LAB4: Jennifer Walshe, Robert Luzar, Oogoo Maia

Wednesday 11 January, 12-4pm, CM131

In the fourth lab we explore physicality and scoring. Robert Luzar will present recent video demonstrations and discuss their relationship with live performance, and Oogoo Maia considers the musician’s body as a site of music-making through a series of interactive games. In the second part we welcome composer/performer Jennifer Walshe who will present some of her recent work using multiple notational strategies. Walshe’s work is inherently physical, with natural actions and real world sources framed and abstracted as material, often placing her voice at the centre.

 

12-2pm: Robert Luzar / Oogoo Maia

Robert Luzar / Traceless tracing: demonstrating Demonstrations

Throughout last October, I made four video based works for an online project called Demonstrations. For the Open Scores Lab I will present, physically show, or visually ‘demonstrate’ some of these works – works as ‘how to’ videos and live actions that offset the so-called momentary and ephemeral way much of live, performance art is received through these days. Part of this will mean re-demonstrating or showing again a kind of ‘inactive action’ – a work that mitigates, empties out, and (polemically) demonstrates against the ‘liveness’ valued by momentary experiences. This means, moreover, rethinking the theoretical – even theological – senses many audiences and practitioners look now to: curious notions of affect, embodiment, and indexes (marks, writings, materials, bodies). ‘Traceless tracing’ will instead be put on the discussion table, to now really think about completely different ways of viewing and engaging choreographic and performative scores.

Oogoo Maia

With the understanding that face-to-face human communication operates on many more levels than the level of words, so does the complexity of live music expand beyond the level of sounds: the relationship between a performer and its audience lives not only in the music being made but also in the the body, the facial expressions, the eyes: to paraphrase Marshal McLuhan, the musician is the message. Through a series of games/studies, I will propose ways in which the body of the musician can be brought to the foreground of the practice of live music, in tandem with the sonic, the verbal and the spatial universes generated in the act of making music.

 

2-4pm: Jennifer Walshe / Open Score Notation as Alien Intelligence

I will talk about my own work, showing multiple examples of different graphic/open notation, ranging from paper-based to 3D and online work.

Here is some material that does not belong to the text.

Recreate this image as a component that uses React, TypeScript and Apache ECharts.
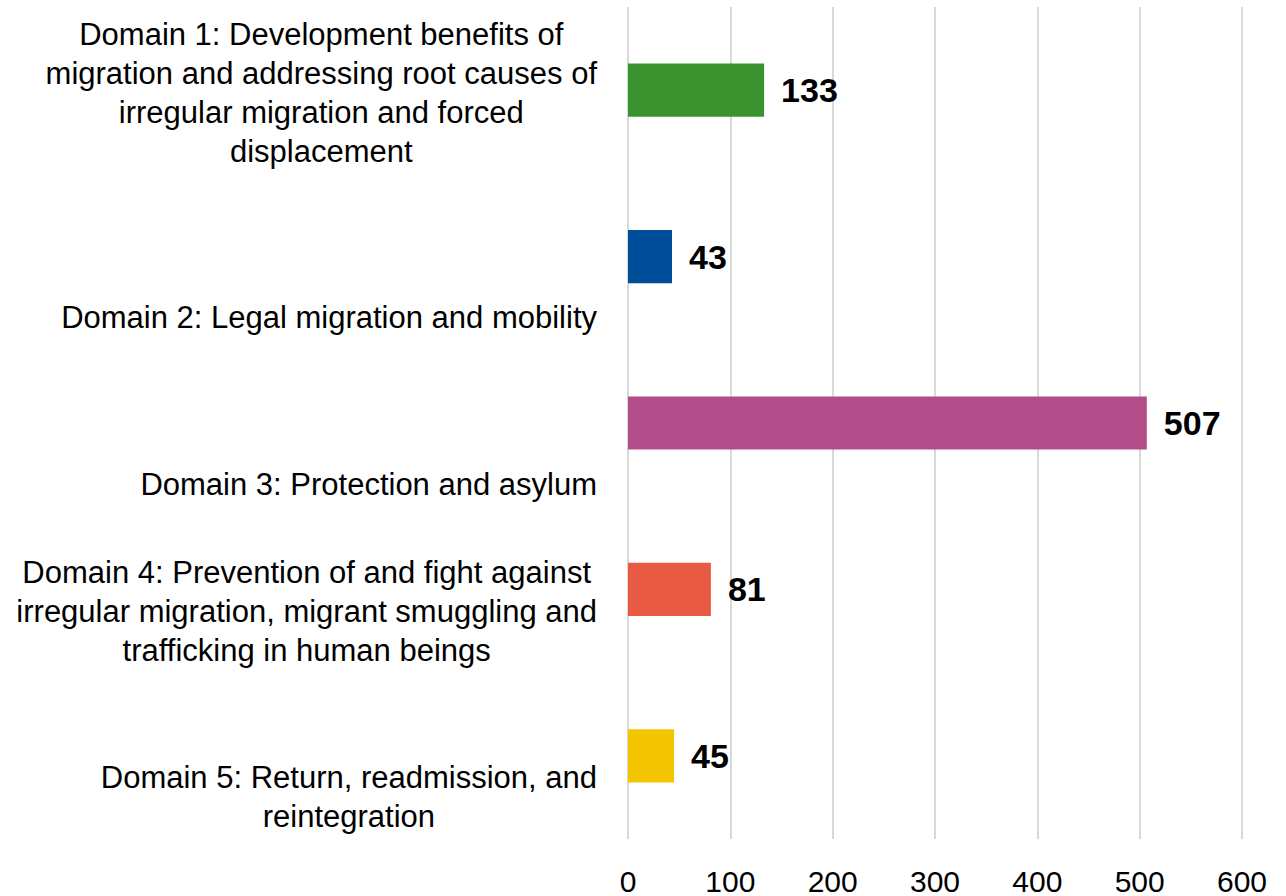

Jennifer Walshe is a composer, performer and visual artist of whom the Irish Times has said that “without a doubt, hers is the most original compositional voice to emerge in Ireland in the last 20 years”. She studied composition at the Royal Scottish Academy of Music and Drama and at Northwestern University, Chicago, graduating with a doctoral degree in composition in 2002. A winner of the Kranichsteiner Musikpreis at the Internationale Ferienkurse für Neue Musik in Darmstadt, Germany in 2000, she returned to the Ferienkurse in July 2002 to lecture in composition. She was a fellow of the Akademie Schloss Solitude, Stuttgart between 2003 and 2004, and from 2004-05 she lived in Berlin as a guest of the DAAD Berliner Künstlerprogramm. In 2007 she was awarded a grant from the Foundation for Contemporary Arts, New York and in 2008 received the Praetorius Music Prize for Composition by the Niedersächsisches Ministerium für Wissenschaft und Kultur.

Jennifer Walshe also frequently performs as a vocalist, specialising in extended techniques, and many of her recent compositions use her voice in conjunction with other instruments. She is also active as an improviser, performing regularly with musicians in Europe and the USA. Her music has been performed and broadcast worldwide and she has received commissions from most of the major European new music festivals.

Perhaps her best known work to date is the opera XXX_LIVE_NUDE_GIRLS!!! whose main characters are played by Barbie dolls. The opera was premiered in Dresden in 2003 and has received many further performances. More recent projects include Grúpat, a two-year project in which Walshe assumed nine different alter egos – all members of art collective Grúpat – and created compositions, installations, graphic scores, films, photography, sculptures and fashion under these alter egos.

Jennifer Walshe says of her work that “the sounds I am interested in include those that we hear all the time but are normally considered flawed or redundant: twigs snapping in a burning fire, paper tearing, breathing, instrumental sounds that aren’t considered ‘beautiful’ in standard terms. I think these sounds have their own beauty in the way that pebbles on a beach or graffiti can have.”